Written exercise – From the entries that follow, list every line in which the string "standalone" appears.

Data section –
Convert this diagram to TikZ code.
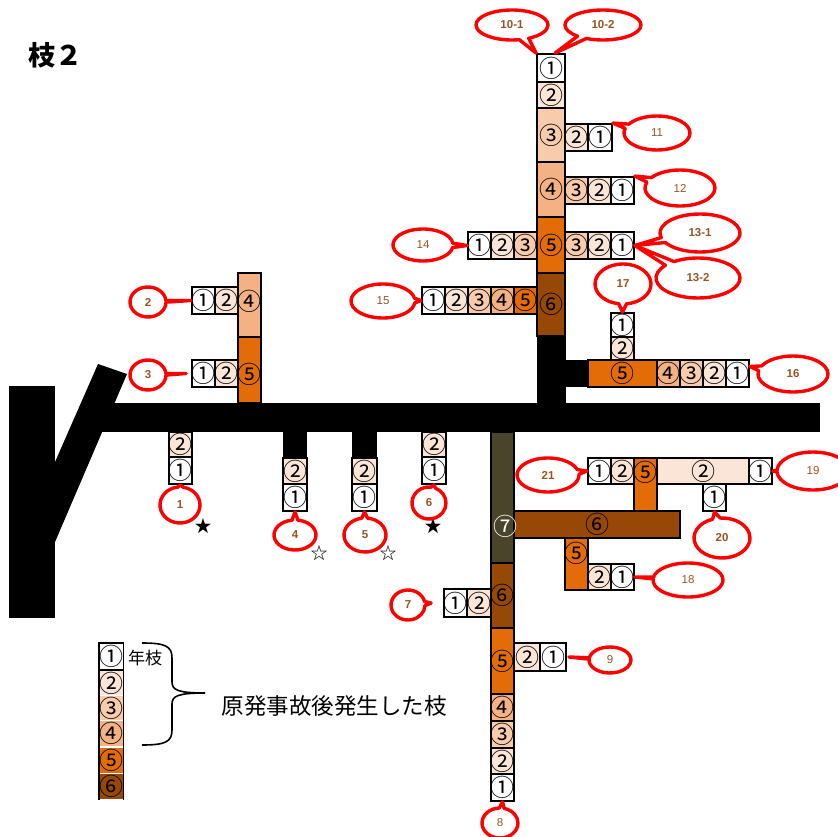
\documentclass[tikz,border=0pt]{standalone}
\usepackage{fontspec}
\setmainfont{Liberation Sans}
\newfontfamily\cjk{Noto Sans CJK JP}
\usetikzlibrary{shapes.callouts}
\definecolor{cA}{HTML}{FFFFFF}
\definecolor{cB}{HTML}{FBE5D6}
\definecolor{cC}{HTML}{F8CBAD}
\definecolor{cD}{HTML}{F4B183}
\definecolor{cE}{HTML}{E36C09}
\definecolor{cF}{HTML}{974806}
\definecolor{cG}{HTML}{4A452A}
\definecolor{lbl}{HTML}{985421}
\tikzset{
  bx/.style={draw=black, line width=1.8pt, inner sep=0pt, font=\cjk\fontsize{24}{24}\selectfont},
  co/.style={ellipse callout, draw=red, line width=3.4pt, fill=white, inner sep=0pt, line join=round, text=lbl, font=\fontsize{11.5}{11.5}\selectfont, callout pointer arc=16},
  cob/.style={co, font=\bfseries\fontsize{11.5}{11.5}\selectfont},
  thin/.style={callout pointer arc=6},
  numtxt/.style={inner sep=0pt, font=\cjk\fontsize{24}{24}\selectfont},
  star/.style={inner sep=0pt, font=\cjk\fontsize{17}{17}\selectfont}
}
\newcommand\bx[7]{\node[bx, fill=#6, minimum width={#4-#2}, minimum height={#5-#3}] (#1) at ({(#2+#4)/2},{(#3+#5)/2}) {\makebox[0pt]{#7}};}
\newcommand\callo[7]{\node[#7, minimum width=#3, minimum height=#4, callout absolute pointer={#5}] (#1) at #2 {#6};}
\begin{document}
\begin{tikzpicture}[x=1pt,y=-1pt]
\useasboundingbox (0,0) rectangle (837,837);
% title
\node[inner sep=0pt, font=\cjk\bfseries\fontsize{27}{27}\selectfont] (title) at (55,55) {枝２};
% black main branches
\fill[black] (9,386) rectangle (55,618);
\fill[black] (98,364) -- (127,374) -- (55,542) -- (55,462) -- cycle;
\fill[black] (100,403) rectangle (820,432);
\fill[black] (537,330) rectangle (566,403);
\fill[black] (566,360) rectangle (590,387);
\fill[black] (283,430) rectangle (307,459);
\fill[black] (352,430) rectangle (377,459);
% upper trunk
\bx{t1}{537}{54}{565}{82}{cA}{①}
\bx{t2}{537}{82}{565}{108}{cB}{②}
\bx{t3}{537}{108}{565}{162}{cC}{③}
\bx{t4}{537}{162}{565}{217}{cD}{④}
\bx{t5}{537}{217}{565}{273}{cE}{⑤}
\bx{t6}{537}{273}{565}{336}{cF}{⑥}
% branch 11
\bx{a11b}{565}{124}{588}{151}{cB}{②}
\bx{a11a}{588}{124}{612}{151}{cA}{①}
% branch 12
\bx{a12c}{565}{177}{588}{204}{cC}{③}
\bx{a12b}{588}{177}{611}{204}{cB}{②}
\bx{a12a}{611}{177}{634}{204}{cA}{①}
% branch 13
\bx{a13c}{565}{232}{588}{259}{cC}{③}
\bx{a13b}{588}{232}{611}{259}{cB}{②}
\bx{a13a}{611}{232}{634}{259}{cA}{①}
% branch 14
\bx{a14a}{468}{232}{491}{259}{cA}{①}
\bx{a14b}{491}{232}{514}{259}{cB}{②}
\bx{a14c}{514}{232}{537}{259}{cC}{③}
% branch 15
\bx{a15a}{422}{287}{445}{314}{cA}{①}
\bx{a15b}{445}{287}{468}{314}{cB}{②}
\bx{a15c}{468}{287}{491}{314}{cC}{③}
\bx{a15d}{491}{287}{514}{314}{cD}{④}
\bx{a15e}{514}{287}{537}{314}{cE}{⑤}
% branch 16
\bx{a16e}{588}{360}{657}{387}{cE}{⑤}
\bx{a16d}{657}{360}{680}{387}{cD}{④}
\bx{a16c}{680}{360}{703}{387}{cC}{③}
\bx{a16b}{703}{360}{726}{387}{cB}{②}
\bx{a16a}{726}{360}{749}{387}{cA}{①}
% branch 17
\bx{a17a}{611}{313}{634}{337}{cA}{①}
\bx{a17b}{611}{337}{634}{360}{cB}{②}
% left branch
\bx{l4}{238}{273}{261}{337}{cD}{}
\bx{l5}{238}{337}{261}{403}{cE}{}
\node[numtxt] (l4t) at (249.5,301) {④};
\node[numtxt] (l5t) at (249.5,374) {⑤};
\bx{b2a}{192}{287}{215}{314}{cA}{①}
\bx{b2b}{215}{287}{238}{314}{cB}{②}
\bx{b3a}{192}{360}{215}{387}{cA}{①}
\bx{b3b}{215}{360}{238}{387}{cB}{②}
% short branches below
\bx{c1b}{169}{432}{192}{457}{cB}{②}
\bx{c1a}{169}{457}{192}{484}{cA}{①}
\bx{c4b}{283}{458}{307}{484}{cB}{②}
\bx{c4a}{283}{484}{307}{511}{cA}{①}
\bx{c5b}{352}{458}{377}{484}{cB}{②}
\bx{c5a}{352}{484}{377}{511}{cA}{①}
\bx{c6b}{422}{432}{446}{457}{cB}{②}
\bx{c6a}{422}{457}{446}{484}{cA}{①}
% lower trunk
\bx{e7}{491}{432}{514}{563}{cG}{}
\bx{e6}{491}{563}{514}{628}{cF}{⑥}
\bx{e5}{491}{628}{514}{694}{cE}{⑤}
\bx{e4}{491}{694}{514}{721}{cD}{④}
\bx{e3}{491}{721}{514}{748}{cC}{③}
\bx{e2}{491}{748}{514}{774}{cB}{②}
\bx{e1}{491}{774}{514}{801}{cA}{①}
\bx{d7a}{444}{589}{467}{617}{cA}{①}
\bx{d7b}{467}{589}{491}{617}{cB}{②}
\bx{d9b}{514}{643}{540}{671}{cB}{②}
\bx{d9a}{540}{643}{566}{671}{cA}{①}
% right lower
\bx{g21e}{634}{458}{657}{511}{cE}{}
\node[numtxt] (g21et) at (645.5,472) {⑤};
\bx{h6}{514}{511}{680}{538}{cF}{⑥}
\bx{g21a}{588}{458}{611}{484}{cA}{①}
\bx{g21b}{611}{458}{634}{484}{cB}{②}
\bx{g19b}{657}{458}{749}{484}{cB}{②}
\bx{g19a}{749}{458}{772}{484}{cA}{①}
\bx{g20}{703}{484}{726}{511}{cA}{①}
\bx{f18e}{565}{538}{588}{590}{cE}{}
\node[numtxt] (f18et) at (576.5,553) {⑤};
\bx{f18b}{588}{564}{611}{590}{cB}{②}
\bx{f18a}{611}{564}{634}{590}{cA}{①}
\node[numtxt, text=white] (e7t) at (505,526) {⑦};
% stars
\node[star] (s1) at (203,526) {★};
\node[star] (s4) at (319,553) {☆};
\node[star] (s5) at (388,553) {☆};
\node[star] (s6) at (433,526) {★};
% callouts
\callo{k101}{(512,25)}{72}{30}{(t1.north west)}{10-1}{cob}
\callo{k102}{(603,25)}{76}{30}{([xshift=4pt]t1.north)}{10-2}{cob}
\callo{k11}{(657,133)}{66}{34}{(a11a.north east)}{11}{co}
\callo{k12}{(680,188)}{70}{36}{(a12a.north east)}{12}{co}
\callo{k131}{(700,233)}{80}{38}{(a13a.east)}{13-1}{cob}
\callo{k132}{(698,278)}{84}{40}{(a13a.east)}{13-2}{cob}
\callo{k14}{(423,245)}{60}{32}{(a14a.west)}{14}{co}
\callo{k15}{(383,301)}{64}{34}{(a15a.west)}{15}{co}
\callo{k16}{(793,374)}{70}{36}{([yshift=7pt]a16a.east)}{16}{cob}
\callo{k17}{(623,284)}{56}{40}{(a17a.north)}{17}{cob}
\callo{k2}{(148,302)}{36}{30}{(b2a.west)}{2}{cob,thin}
\callo{k3}{(148,375)}{36}{30}{([xshift=-5pt]b3a.west)}{3}{cob,thin}
\callo{k1}{(180,505)}{40}{36}{(c1a.south)}{1}{cob}
\callo{k4}{(295,535)}{42}{30}{(c4a.south)}{4}{cob}
\callo{k5}{(365,535)}{42}{34}{(c5a.south)}{5}{cob}
\callo{k6}{(429,503)}{34}{32}{(c6a.south)}{6}{cob}
\callo{k7}{(408,605)}{34}{30}{([xshift=-12pt]d7a.west)}{7}{cob}
\callo{k8}{(500,823)}{36}{30}{(e1.south)}{8}{co}
\callo{k9}{(610,660)}{42}{26}{([xshift=2pt]d9a.east)}{9}{co,thin}
\callo{k18}{(688,580)}{70}{34}{(f18a.east)}{18}{co,thin}
\callo{k19}{(813,471)}{72}{38}{(g19a.east)}{19}{co,thin}
\callo{k20}{(722,538)}{56}{40}{(g20.south)}{20}{cob}
\callo{k21}{(548,475)}{62}{34}{(g21a.west)}{21}{cob}
% legend
\foreach \yy/\cc/\tt [count=\i] in {643/cA/①,670/cB/②,695/cC/③,720/cD/④,747/cE/⑤,773/cF/⑥}{
  \node[fill=\cc, draw=white, line width=0.8pt, inner sep=0pt, minimum width=24, minimum height=26, font=\cjk\fontsize{24}{24}\selectfont, anchor=north] (lg\i) at (111,\yy) {\makebox[0pt]{\tt}};
}
\draw[line width=1.8pt] (lg1.north west) -- (lg6.south west);
\draw[line width=1.8pt] (lg1.north east) -- (lg6.south east);
\draw[line width=1.8pt] (lg1.north west) rectangle (lg1.south east);
\node[inner sep=0pt, font=\cjk\fontsize{17}{17}\selectfont] (nen) at (145,658) {年枝};
\draw[line width=1.6pt] (142,643) .. controls (165,643) and (172,646) .. (172,658) -- (172,682) .. controls (172,690) and (178,693) .. (205,693);
\draw[line width=1.6pt] (142,745) .. controls (165,745) and (172,742) .. (172,730) -- (172,704) .. controls (172,696) and (178,693) .. (205,693);
\node[inner sep=0pt, font=\cjk\fontsize{22.5}{22.5}\selectfont] (desc) at (334,706) {原発事故後発生した枝};
\end{tikzpicture}
\end{document}
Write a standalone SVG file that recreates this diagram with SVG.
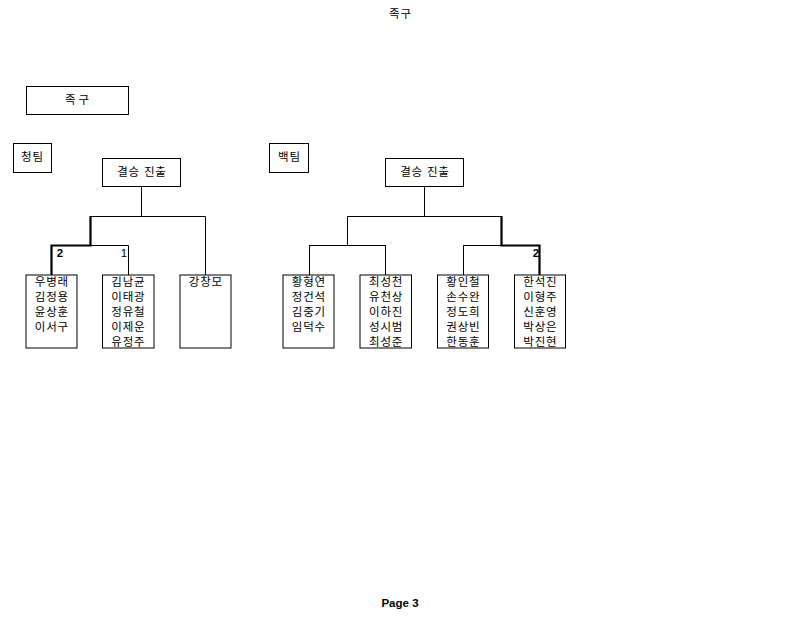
<svg xmlns="http://www.w3.org/2000/svg" width="800" height="618" viewBox="0 0 800 618">
<style>
text{font-family:"Liberation Sans","Noto Sans CJK KR",sans-serif;font-size:11.5px;letter-spacing:0.8px;fill:#000;text-anchor:middle}
.b{fill:#fff;stroke:#000;stroke-width:1}
.l{fill:none;stroke:#000;stroke-width:1}
.t{fill:none;stroke:#000;stroke-width:2.2}
.n{font-weight:bold;letter-spacing:0}
</style>
<rect width="800" height="618" fill="#fff"/>
<text x="400.4" y="18">족구</text>
<text x="400" y="607" class="n">Page 3</text>
<g id="title-box"><rect class="b" x="26.5" y="86.5" width="102" height="28"/><text x="78.5" y="104" style="letter-spacing:3px">족구</text></g>
<g id="team-blue"><rect class="b" x="13.5" y="143.5" width="38" height="29"/><text x="32.4" y="161">청팀</text></g>
<g id="team-white"><rect class="b" x="269.5" y="143.5" width="39" height="29"/><text x="289.4" y="161">백팀</text></g>
<g id="connectors">
<path class="l" d="M141.5 186V216.5M90.5 216.5H205.5V275M90.5 245.5H128.5V275"/>
<path class="t" d="M90.5 216V245.5H51.5V275"/>
<path class="l" d="M424.5 186V216.5M347.5 216.5H501.5M347.5 216.5V245.5M309.5 245.5H385.5M309.5 245V275M385.5 245V275M463.5 245.5H501.5M463.5 245V275"/>
<path class="t" d="M501.5 216V245.5H539.5V275"/>
<text x="60" y="257" class="n">2</text>
<text x="124" y="257" style="letter-spacing:0">1</text>
<text x="536" y="257" class="n">2</text>
</g>
<g id="final-blue"><rect class="b" x="102.5" y="158.5" width="78" height="28"/><text x="141.9" y="176">결승 진출</text></g>
<g id="final-white"><rect class="b" x="385.5" y="158.5" width="78" height="28"/><text x="424.9" y="176">결승 진출</text></g>
<g id="b1"><rect class="b" x="26" y="275" width="51" height="73"/><text x="51.9" y="286">우병래</text><text x="51.9" y="301">김정용</text><text x="51.9" y="316">윤상훈</text><text x="51.9" y="331">이서구</text></g>
<g id="b2"><rect class="b" x="102.5" y="275" width="51.5" height="73"/><text x="128.4" y="286">김남균</text><text x="128.4" y="301">이태광</text><text x="128.4" y="316">정유철</text><text x="128.4" y="331">이제운</text><text x="128.4" y="346">유정주</text></g>
<g id="b3"><rect class="b" x="180" y="275" width="51" height="73"/><text x="205.9" y="286">강창모</text></g>
<g id="w1"><rect class="b" x="283" y="275" width="51" height="73"/><text x="308.9" y="286">황형연</text><text x="308.9" y="301">정건석</text><text x="308.9" y="316">김중기</text><text x="308.9" y="331">임덕수</text></g>
<g id="w2"><rect class="b" x="360" y="275" width="51.5" height="73"/><text x="386.1" y="286">최성천</text><text x="386.1" y="301">유천상</text><text x="386.1" y="316">이하진</text><text x="386.1" y="331">성시범</text><text x="386.1" y="346">최성준</text></g>
<g id="w3"><rect class="b" x="437.5" y="275" width="51" height="73"/><text x="463.4" y="286">황인철</text><text x="463.4" y="301">손수완</text><text x="463.4" y="316">정도희</text><text x="463.4" y="331">권상빈</text><text x="463.4" y="346">한동훈</text></g>
<g id="w4"><rect class="b" x="514.5" y="275" width="51" height="73"/><text x="540.4" y="286">한석진</text><text x="540.4" y="301">이형주</text><text x="540.4" y="316">신훈영</text><text x="540.4" y="331">박상은</text><text x="540.4" y="346">박진현</text></g>
</svg>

Problem solution –
\documentclass[tikz,border=0pt]{standalone}
Write a standalone SVG file that recreates this diagram with SVG.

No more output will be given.